I was involved in my advisor’s lab – Dr. Ana Martinez-Donate – and we conducted a lot of community-based things we studied is the situation where the same community is affected by many different health issues at the same time, because those health issues are all connected by the same underlying causal factor. In Philly, we’ve seen a lot of co-occurrences of mental health issues, substance abuse, violence, and HIV. We find it’s because there are underlying factors causing this situation – factors related to poverty, oppression, historical trauma against certain people, and the like. In the past, researchers would study these conditions separately, but we wanted to study how they interact, and determine points where we could address more than one condition at a time, by addressing their common causes. In the process, we partnered with amazing community-based organizations like the Philadelphia AIDS Consortium, Women Organized Against Rape, and others. It’s important that the study was done the right way, with community partners and residents.

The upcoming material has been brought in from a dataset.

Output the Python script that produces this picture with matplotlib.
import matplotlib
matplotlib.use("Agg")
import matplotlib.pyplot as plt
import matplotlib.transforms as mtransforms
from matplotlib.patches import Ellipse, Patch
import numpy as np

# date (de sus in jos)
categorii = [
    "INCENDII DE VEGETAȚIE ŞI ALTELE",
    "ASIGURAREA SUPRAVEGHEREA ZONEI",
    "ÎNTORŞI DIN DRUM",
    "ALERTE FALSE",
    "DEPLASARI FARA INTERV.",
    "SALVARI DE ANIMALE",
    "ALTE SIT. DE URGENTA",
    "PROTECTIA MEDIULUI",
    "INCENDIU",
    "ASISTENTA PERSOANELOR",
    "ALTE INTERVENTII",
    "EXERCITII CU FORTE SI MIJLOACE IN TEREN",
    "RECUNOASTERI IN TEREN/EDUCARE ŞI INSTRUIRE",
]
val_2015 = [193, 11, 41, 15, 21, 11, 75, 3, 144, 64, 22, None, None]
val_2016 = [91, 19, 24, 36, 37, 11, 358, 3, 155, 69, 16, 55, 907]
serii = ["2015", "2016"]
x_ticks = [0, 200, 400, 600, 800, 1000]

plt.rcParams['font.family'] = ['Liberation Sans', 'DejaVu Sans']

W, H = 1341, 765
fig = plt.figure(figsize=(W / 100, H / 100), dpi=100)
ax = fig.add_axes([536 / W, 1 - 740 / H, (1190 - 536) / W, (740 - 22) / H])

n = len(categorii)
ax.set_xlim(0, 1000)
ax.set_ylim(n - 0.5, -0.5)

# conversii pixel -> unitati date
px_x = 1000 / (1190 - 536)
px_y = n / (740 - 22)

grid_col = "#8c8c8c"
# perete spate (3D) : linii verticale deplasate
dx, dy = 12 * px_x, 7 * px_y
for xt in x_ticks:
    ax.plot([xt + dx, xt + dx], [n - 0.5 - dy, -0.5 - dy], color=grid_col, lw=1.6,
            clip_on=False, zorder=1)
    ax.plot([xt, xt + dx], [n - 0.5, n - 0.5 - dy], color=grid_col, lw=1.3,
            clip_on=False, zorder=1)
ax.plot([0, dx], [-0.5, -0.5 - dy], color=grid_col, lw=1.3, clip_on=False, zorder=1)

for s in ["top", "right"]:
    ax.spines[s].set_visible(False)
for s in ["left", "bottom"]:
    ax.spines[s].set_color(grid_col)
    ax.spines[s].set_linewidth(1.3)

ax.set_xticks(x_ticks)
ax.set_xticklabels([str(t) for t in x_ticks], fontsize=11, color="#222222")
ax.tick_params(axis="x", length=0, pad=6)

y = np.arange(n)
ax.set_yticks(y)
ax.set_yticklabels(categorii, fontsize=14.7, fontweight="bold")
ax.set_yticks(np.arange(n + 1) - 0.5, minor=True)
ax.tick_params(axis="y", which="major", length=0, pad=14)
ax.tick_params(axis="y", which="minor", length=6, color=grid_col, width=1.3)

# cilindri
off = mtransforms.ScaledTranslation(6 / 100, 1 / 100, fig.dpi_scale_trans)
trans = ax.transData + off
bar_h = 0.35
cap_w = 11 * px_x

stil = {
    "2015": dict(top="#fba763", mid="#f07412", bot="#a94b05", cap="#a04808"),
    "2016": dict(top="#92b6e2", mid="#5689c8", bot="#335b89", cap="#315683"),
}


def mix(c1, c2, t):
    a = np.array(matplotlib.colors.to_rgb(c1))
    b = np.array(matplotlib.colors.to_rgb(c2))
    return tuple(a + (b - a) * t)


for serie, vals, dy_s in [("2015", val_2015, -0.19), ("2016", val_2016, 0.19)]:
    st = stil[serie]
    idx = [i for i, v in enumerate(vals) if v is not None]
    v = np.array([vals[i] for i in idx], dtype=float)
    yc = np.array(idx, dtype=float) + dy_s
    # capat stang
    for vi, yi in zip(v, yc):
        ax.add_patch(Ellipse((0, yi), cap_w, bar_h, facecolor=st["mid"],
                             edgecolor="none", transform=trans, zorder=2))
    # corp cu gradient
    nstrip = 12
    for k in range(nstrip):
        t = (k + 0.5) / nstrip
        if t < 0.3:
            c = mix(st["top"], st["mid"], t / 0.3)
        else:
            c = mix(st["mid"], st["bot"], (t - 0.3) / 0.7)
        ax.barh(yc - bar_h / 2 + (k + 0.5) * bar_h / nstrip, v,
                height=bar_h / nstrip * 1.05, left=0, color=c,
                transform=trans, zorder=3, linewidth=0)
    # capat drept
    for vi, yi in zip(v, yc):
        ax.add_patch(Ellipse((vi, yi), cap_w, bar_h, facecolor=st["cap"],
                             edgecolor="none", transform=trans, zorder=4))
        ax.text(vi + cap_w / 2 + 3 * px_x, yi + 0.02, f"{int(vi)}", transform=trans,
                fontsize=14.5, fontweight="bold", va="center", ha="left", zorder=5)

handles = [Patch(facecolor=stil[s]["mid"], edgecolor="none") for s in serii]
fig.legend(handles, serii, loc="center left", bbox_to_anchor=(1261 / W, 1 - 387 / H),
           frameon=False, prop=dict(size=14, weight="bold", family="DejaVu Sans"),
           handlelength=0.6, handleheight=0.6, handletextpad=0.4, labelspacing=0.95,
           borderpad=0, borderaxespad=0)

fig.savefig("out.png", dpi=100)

I’ve also worked on another, more national project, which was the subject of my dissertation. The purpose of that project was to understand what happens when a parent gets deported or is at risk of deportation in terms of how children’s health and well-being is affected. We recruited families where a parent had been deported – recruiting at least one caregiver and one child from ages 13 to 17. We followed these families for six months, collected survey data, and conducted interviews, to understand the changes that were happening to children and their families. We asked, how are children’s health being affected? How is their schooling affected? How are the families’ economic and financial health affected? The study also recruited a control group, non-separated families. These were families with a child aged 13 to 17, with parents at risk of deportation, but luckily, they had not yet experienced separation. We followed them for six months, to compare the two kinds of families. We worked hard to build relationships with many different people and community-based organizations in the US and Mexico. I was a project coordinator for that study, and it changed my life, because I got attached to the kids. But our hands were tied in many ways. How could we really help them? We had child psychologists on the team to do counseling, and we were trained to do trauma informed work. But it wasn’t enough for me. I understand the value of the study, but I wanted to be able to fix the problem, not just understand it. I want to do that same level of science, but I only if I know something good will come out of it. I only want to do work the community will benefit from.

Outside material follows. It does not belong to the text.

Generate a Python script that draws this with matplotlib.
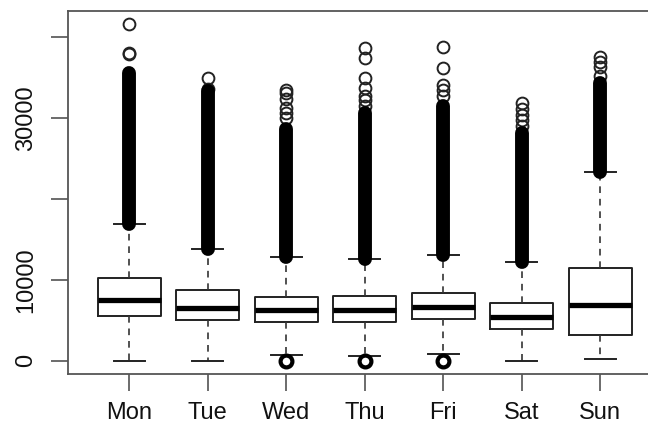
import matplotlib.pyplot as plt

days = ['Mon', 'Tue', 'Wed', 'Thu', 'Fri', 'Sat', 'Sun']

# five-number summaries per weekday
q1 = [5560, 4980, 4730, 4720, 5180, 3900, 3150]
med = [7530, 6500, 6200, 6250, 6600, 5400, 6830]
q3 = [10250, 8680, 7900, 7960, 8320, 7150, 11400]
whis_lo = [0, 0, 740, 560, 800, 0, 220]
whis_hi = [16900, 13800, 12750, 12530, 13060, 12250, 23300]

# outliers above the whisker are so dense they merge into a solid column
dense_top = [35600, 33300, 28600, 30600, 31500, 28200, 34400]

# separate high outliers above the dense column
high_out = [
    [37900, 38100, 41600],
    [33600, 34900],
    [30000, 30600, 31300, 32300, 33100, 33500],
    [31500, 32200, 32700, 33700, 35000, 37400, 38700],
    [32700, 33500, 34100, 36200, 38800],
    [29000, 29700, 30400, 31100, 31900],
    [35200, 36300, 37000, 37600],
]
# zero-valued outliers (many stacked on top of each other)
low_out = [[], [], [0], [0], [0], [], []]

plt.rcParams['font.family'] = ['Liberation Sans', 'DejaVu Sans']

fig = plt.figure(figsize=(6.48, 4.34), dpi=100)
ax = fig.add_axes([68 / 648, 60 / 434, 593.5 / 648, 363 / 434])

stats = []
for i in range(len(days)):
    stats.append(dict(med=med[i], q1=q1[i], q3=q3[i],
                      whislo=whis_lo[i], whishi=whis_hi[i],
                      fliers=high_out[i] + low_out[i], label=days[i]))

edge = '#222222'
ax.bxp(stats, positions=range(1, 8), widths=0.8,
       boxprops=dict(color=edge, linewidth=1.4),
       medianprops=dict(color='black', linewidth=3.8, solid_capstyle='butt'),
       whiskerprops=dict(color='#333333', linewidth=1.2, linestyle=(0, (4, 3.5))),
       capprops=dict(color=edge, linewidth=1.4),
       capwidths=0.4,
       flierprops=dict(marker='o', markersize=8.5, markerfacecolor='none',
                       markeredgecolor=edge, markeredgewidth=1.4))

for i in range(len(days)):
    x = i + 1
    ax.plot([x, x], [whis_hi[i], dense_top[i]], color='black',
            linewidth=10, solid_capstyle='round', zorder=3)
    if low_out[i]:
        ax.plot([x] * len(low_out[i]), low_out[i], 'o', markersize=8.5,
                markerfacecolor='none', markeredgecolor='black',
                markeredgewidth=3.0, zorder=4)

ax.set_xlim(0.22, 7.78)
ax.set_ylim(-1670, 43250)

ax.set_xticks(range(1, 8))
ax.set_xticklabels(days)
ax.set_yticks([0, 10000, 20000, 30000, 40000])
ax.set_yticklabels(['0', '10000', '', '30000', ''], rotation=90, va='center')

ax.tick_params(axis='both', length=12, width=1.1, color='#444444',
               labelsize=17, labelcolor='#111111')
ax.tick_params(axis='x', pad=8)
ax.tick_params(axis='y', pad=10)

for side in ['left', 'top', 'bottom', 'right']:
    ax.spines[side].set_color('#555555')
    ax.spines[side].set_linewidth(1.3)

fig.savefig('out.png', dpi=100)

What are your goals for your work at Esperanza?
I want to pursue funding for research that has a community component, not only looking at solutions but trying them out. And I want to involve the community in the research and solutions, because it’s ridiculous that communities cannot study themselves. Why shouldn’t communities be able to have to be able to do research on a competitive level, and then devise their own solutions? Community residents are the experts on their own lives. They are the ones most equipped to generate strategies. And my job should be just to help them realize it I want to say I’m here; I have these skills, I would like to give them to you – let’s see what we can do to lift everybody up. I would like to help generate change on a community level. Public health is not about pills and procedures, it’s about policies and partnerships. It’s about love and for me, this is how I show love to my brothers and sisters – by advancing public health. The goal is to show love to communities, to people, and this is the way I’ve chosen to do it.